• What is needed:
Give the listing again exactly, omitting its images.

====================

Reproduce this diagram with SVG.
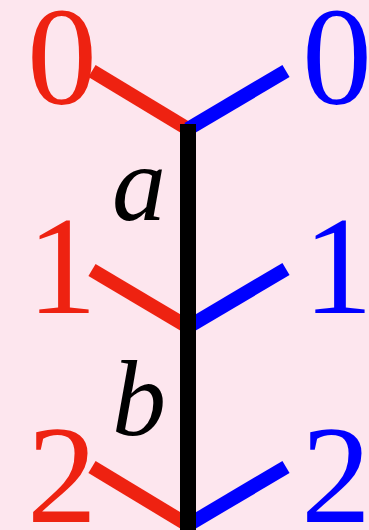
<svg xmlns="http://www.w3.org/2000/svg" width="369" height="530" viewBox="0 0 369 530">
<style>
.r{stroke:#ee2211;stroke-width:14;fill:none}
.b{stroke:#0000ff;stroke-width:14;fill:none}
.k{stroke:#000;stroke-width:16;fill:none}
.num{font-family:"Liberation Serif","Times New Roman",serif;font-size:140px;text-anchor:middle}
.lab{font-family:"Liberation Serif","Times New Roman",serif;font-style:italic;font-size:108px;text-anchor:middle;fill:#000}
</style>
<rect width="369" height="530" fill="#fde6ee"/>
<g id="connectors">
<line class="r" x1="92" y1="71" x2="188" y2="129"/>
<line class="b" x1="188" y1="129" x2="286" y2="71"/>
<line class="r" x1="92" y1="270" x2="188" y2="327"/>
<line class="b" x1="188" y1="327" x2="286" y2="269"/>
<line class="r" x1="92" y1="467" x2="188" y2="525"/>
<line class="b" x1="188" y1="525" x2="286" y2="467"/>
<line class="k" x1="188" y1="124" x2="188" y2="530"/>
</g>
<g id="left0"><text class="num" x="62" y="104" fill="#ee2211">0</text></g>
<g id="right0"><text class="num" x="337" y="104" fill="#0000ff">0</text></g>
<g id="left1"><text class="num" x="62" y="313" fill="#ee2211">1</text></g>
<g id="right1"><text class="num" x="338" y="313" fill="#0000ff">1</text></g>
<g id="left2"><text class="num" x="62" y="522" fill="#ee2211">2</text></g>
<g id="right2"><text class="num" x="336" y="522" fill="#0000ff">2</text></g>
<g id="labelA"><text class="lab" x="139" y="220">a</text></g>
<g id="labelB"><text class="lab" x="139" y="435">b</text></g>
</svg>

====================

• Answer for the task:
Reproduce this diagram with SVG.
<svg xmlns="http://www.w3.org/2000/svg" width="369" height="530" viewBox="0 0 369 530">
<style>
.r{stroke:#ee2211;stroke-width:14;fill:none}
.b{stroke:#0000ff;stroke-width:14;fill:none}
.k{stroke:#000;stroke-width:16;fill:none}
.num{font-family:"Liberation Serif","Times New Roman",serif;font-size:140px;text-anchor:middle}
.lab{font-family:"Liberation Serif","Times New Roman",serif;font-style:italic;font-size:108px;text-anchor:middle;fill:#000}
</style>
<rect width="369" height="530" fill="#fde6ee"/>
<g id="connectors">
<line class="r" x1="92" y1="71" x2="188" y2="129"/>
<line class="b" x1="188" y1="129" x2="286" y2="71"/>
<line class="r" x1="92" y1="270" x2="188" y2="327"/>
<line class="b" x1="188" y1="327" x2="286" y2="269"/>
<line class="r" x1="92" y1="467" x2="188" y2="525"/>
<line class="b" x1="188" y1="525" x2="286" y2="467"/>
<line class="k" x1="188" y1="124" x2="188" y2="530"/>
</g>
<g id="left0"><text class="num" x="62" y="104" fill="#ee2211">0</text></g>
<g id="right0"><text class="num" x="337" y="104" fill="#0000ff">0</text></g>
<g id="left1"><text class="num" x="62" y="313" fill="#ee2211">1</text></g>
<g id="right1"><text class="num" x="338" y="313" fill="#0000ff">1</text></g>
<g id="left2"><text class="num" x="62" y="522" fill="#ee2211">2</text></g>
<g id="right2"><text class="num" x="336" y="522" fill="#0000ff">2</text></g>
<g id="labelA"><text class="lab" x="139" y="220">a</text></g>
<g id="labelB"><text class="lab" x="139" y="435">b</text></g>
</svg>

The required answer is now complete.